This specification relates to storage devices with soft processing.
Memory devices are widely used for storage of information. There are two main categories of memory devices: volatile memories, which generally need electrical power to maintain their stored information, and non-volatile memories, which can retain the stored information even when not powered. Common examples of volatile memories include dynamic random access memory (DRAM) and static random access memory (SRAM). Common examples of non-volatile memories include read-only memory (ROM) and flash memory.
In many semiconductor-based memory devices, data is stored in an array of memory cells. FIG. 1 shows one example of a two-dimensional memory array 110 in which cells 112 are arranged into columns and rows. Each cell 112 is connected to its neighboring cells via a pair of word line Wi and bit line Bi that together defines a unique physical address for the cell. Based on its address, each cell can be accessed (e.g., written, read, and/or erased) individually or in groups (e.g., words, pages) depending on the architecture of the memory device.
In an example of a flash memory, a cell 112 can be made from a floating-gate transistor that has a source (S), a drain (D), a control gate (CG), and a floating gate (FG). During a “write” (also known as “program”) operation, data is written to the cell 112 by injecting a certain amount of electrical charge onto the FG to alter the threshold voltage (VT) of the cell. Here, the threshold voltage VT refers to the lowest voltage applied to the CG of the cell that is sufficiently high to induce a source-drain current.
The VT of a flash memory cell is usually in a physical range, known as the “voltage window,” defined by a minimum voltage value Vmin and a maximum voltage value Vmax. The voltage window can be partitioned into two or more threshold voltage domains to define a set of different logic states (e.g., “0,” “1,” “2,” . . . ) to which a cell can be written. For example, for a memory that stores a single bit per cell (also referred to as a memory of binary cells), the voltage window is divided into two threshold voltage domains that respectively represent state “0” and “1.” For a memory that stores a string of 3 bits per cell, the voltage window is divided into 8 (i.e., 23) domains, each of which represents a different one of the 8 logic states of the cell.
In some examples of flash memory, to read a memory cell, the threshold voltage of the cell is compared with a set of reference voltages representative of the threshold voltage domains defining the logic states. A signal is generated by sensing the source-drain current of the cell to determine whether the cell's threshold voltage is higher or lower than the reference voltage with which it is compared, and consequently, to which logic state the cell was last written.

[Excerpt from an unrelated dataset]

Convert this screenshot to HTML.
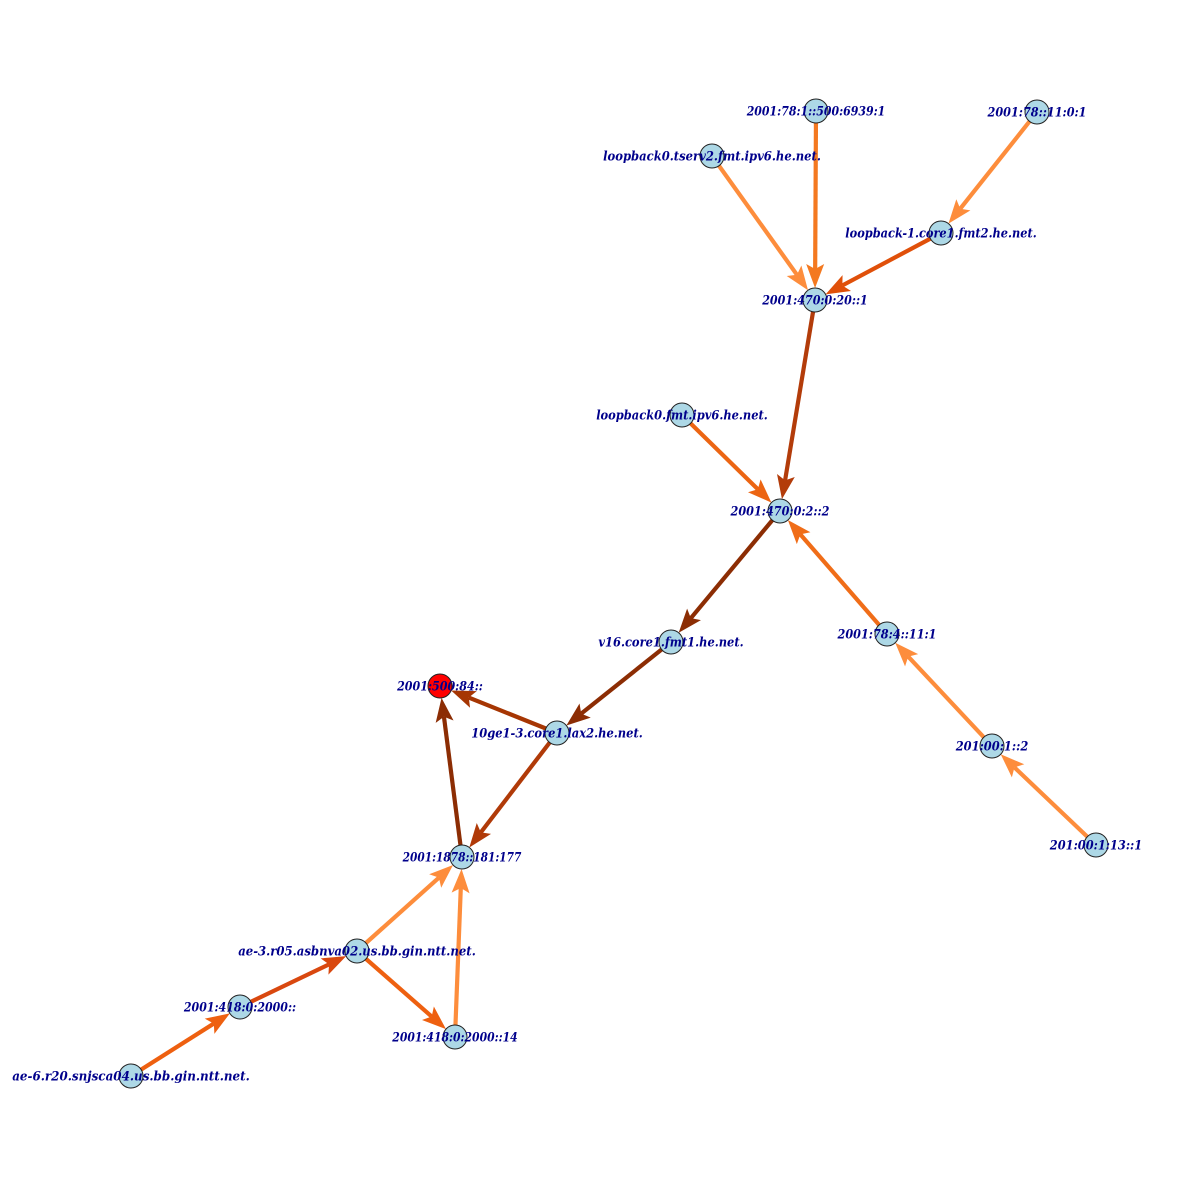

As with most devices, memory devices are susceptible to errors. There are various factors that may affect the reliability of the write and read results of a memory device. One example is the aging of certain types of memory cells that causes a gradual shift in the voltage window and the threshold voltage domains that define the logic states of the cells. Due to aging, the number of times for which these types of memory cells can be re-programmed is generally limited. Another example is the variations in the fabrication process that may cause certain cells to behave differently than others when read or programmed. A further example is the random noise that limits the precision of the read and/or program circuitry.
Some memory designs make use of error reduction and/or error correction schemes to improve the reliability (e.g., read/write accuracy) of memory devices. FIG. 2 shows one example of a flash memory device 200 with error correction functionality. In this example, a memory array 210 resides together with a set of one or more reference cells 220 on a memory chip 250. Each reference cell carries a reference voltage that may be applied in a pre-defined order to the control gate of a selected memory cell for generating a signal representing the source-drain current i of this cell. (In some other examples, references voltages may be swept to control the gate of selected memory cells to generate signals.) This current i is then compared in a comparator 230 or a thresholding device (e.g., a sense amplifier) against a threshold current ith to produce a “hard” (digital) bit, i.e., “0” or “1,” representing the result of comparison. Subsequently, the output of the comparator 230 is translated in a translation unit 232, for example, according to a control signal provided by a controller 231 that also controls the sequential application of reference voltages, to generate a bit string representing the data stored in the cell. As a group of memory cells are read, a digital bit stream is produced representing the stored data in those cells. Note that this bit stream is likely to include errors for reasons described above. In this example, to improve the data reliability and reduce the bit error rate (BER) of the memory device, error correction codes (ECC) may be used in write operations to introduce carefully designed redundancy to generate a coded bit string (codewords) representing the original information to be stored. To recover the original information in a read operation, the stream of the sensed (observed) coded bit strings may be sent to an external controller chip 260 to be decoded in an ECC decoder module 240.